▶ **Aim**
Word for word, print each line of the listing below; pictures stay out.
-*-
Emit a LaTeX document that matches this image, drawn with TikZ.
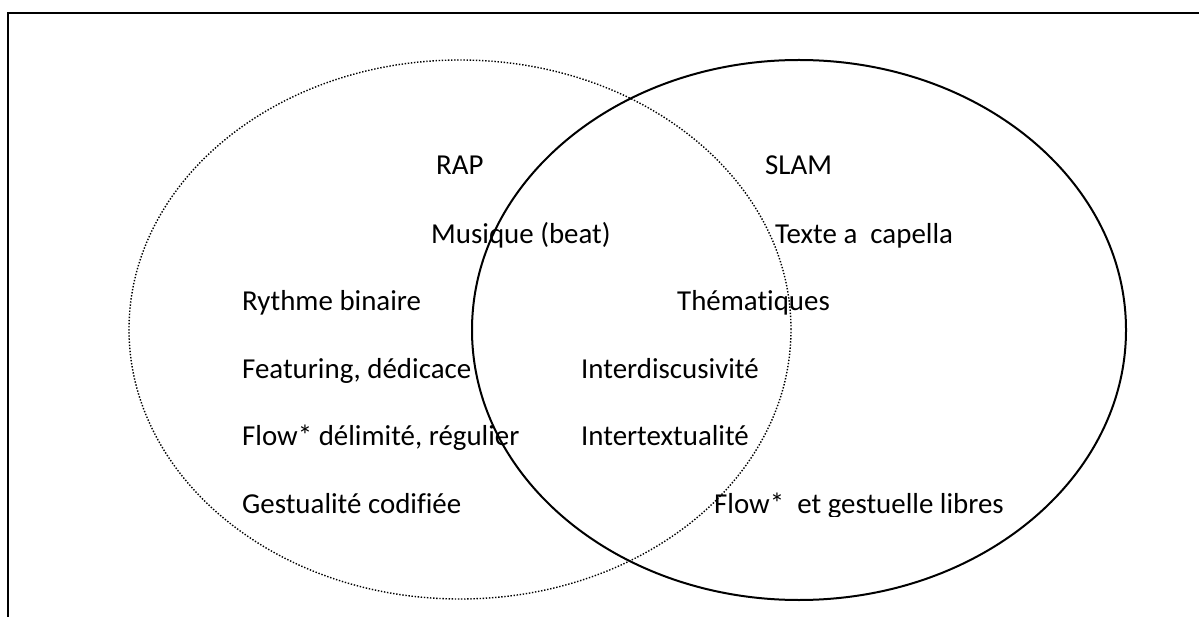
\documentclass[tikz,border=0pt]{standalone}
\usepackage{fontspec}
\setmainfont{Carlito}[Ligatures={NoCommon}]
\begin{document}
\begin{tikzpicture}[x=1pt,y=-1pt,
  lbl/.style={anchor=base west, inner sep=0pt, font=\fontsize{28.9}{34}\selectfont},
  frame/.style={line width=2pt, line join=miter},
  rapset/.style={line width=1.4pt, dash pattern=on 1.4pt off 1.7pt},
  slamset/.style={line width=2pt}]
\useasboundingbox (0,0) rectangle (1199,617);
\draw[frame] (8,620) -- (8,13) -- (1202,13);
\draw[rapset] (460,329.5) ellipse [x radius=331pt, y radius=269.5pt];
\draw[slamset] (799,330) ellipse [x radius=327pt, y radius=270pt];
\node[lbl] (rap) at (436,175) {RAP};
\node[lbl] (slam) at (765,175) {SLAM};
\node[lbl] (musique) at (431,243.5) {Musique (beat)};
\node[lbl] (texte) at (775,243.5) {Texte a\ \ capella};
\node[lbl] (rythme) at (242,311) {Rythme binaire};
\node[lbl] (themes) at (677,311) {Thématiques};
\node[lbl] (feat) at (242,378) {Featuring, dédicace};
\node[lbl] (interd) at (581,378) {Interdiscusivité};
\node[lbl] (flowd) at (242,445.5) {Flow* délimité, régulier};
\node[lbl] (intert) at (581,445.5) {Intertextualité};
\begin{scope}
\clip (0,0) rectangle (1199,516);
\node[lbl] (gest) at (242,513) {Gestualité codifiée};
\node[lbl] (flowl) at (714,513) {Flow*\ \ et gestuelle libres};
\end{scope}
\end{tikzpicture}
\end{document}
-*-
▶ **Answer to the problem**
Emit a LaTeX document that matches this image, drawn with TikZ.
\documentclass[tikz,border=0pt]{standalone}
\usepackage{fontspec}
\setmainfont{Carlito}[Ligatures={NoCommon}]
\begin{document}
\begin{tikzpicture}[x=1pt,y=-1pt,
  lbl/.style={anchor=base west, inner sep=0pt, font=\fontsize{28.9}{34}\selectfont},
  frame/.style={line width=2pt, line join=miter},
  rapset/.style={line width=1.4pt, dash pattern=on 1.4pt off 1.7pt},
  slamset/.style={line width=2pt}]
\useasboundingbox (0,0) rectangle (1199,617);
\draw[frame] (8,620) -- (8,13) -- (1202,13);
\draw[rapset] (460,329.5) ellipse [x radius=331pt, y radius=269.5pt];
\draw[slamset] (799,330) ellipse [x radius=327pt, y radius=270pt];
\node[lbl] (rap) at (436,175) {RAP};
\node[lbl] (slam) at (765,175) {SLAM};
\node[lbl] (musique) at (431,243.5) {Musique (beat)};
\node[lbl] (texte) at (775,243.5) {Texte a\ \ capella};
\node[lbl] (rythme) at (242,311) {Rythme binaire};
\node[lbl] (themes) at (677,311) {Thématiques};
\node[lbl] (feat) at (242,378) {Featuring, dédicace};
\node[lbl] (interd) at (581,378) {Interdiscusivité};
\node[lbl] (flowd) at (242,445.5) {Flow* délimité, régulier};
\node[lbl] (intert) at (581,445.5) {Intertextualité};
\begin{scope}
\clip (0,0) rectangle (1199,516);
\node[lbl] (gest) at (242,513) {Gestualité codifiée};
\node[lbl] (flowl) at (714,513) {Flow*\ \ et gestuelle libres};
\end{scope}
\end{tikzpicture}
\end{document}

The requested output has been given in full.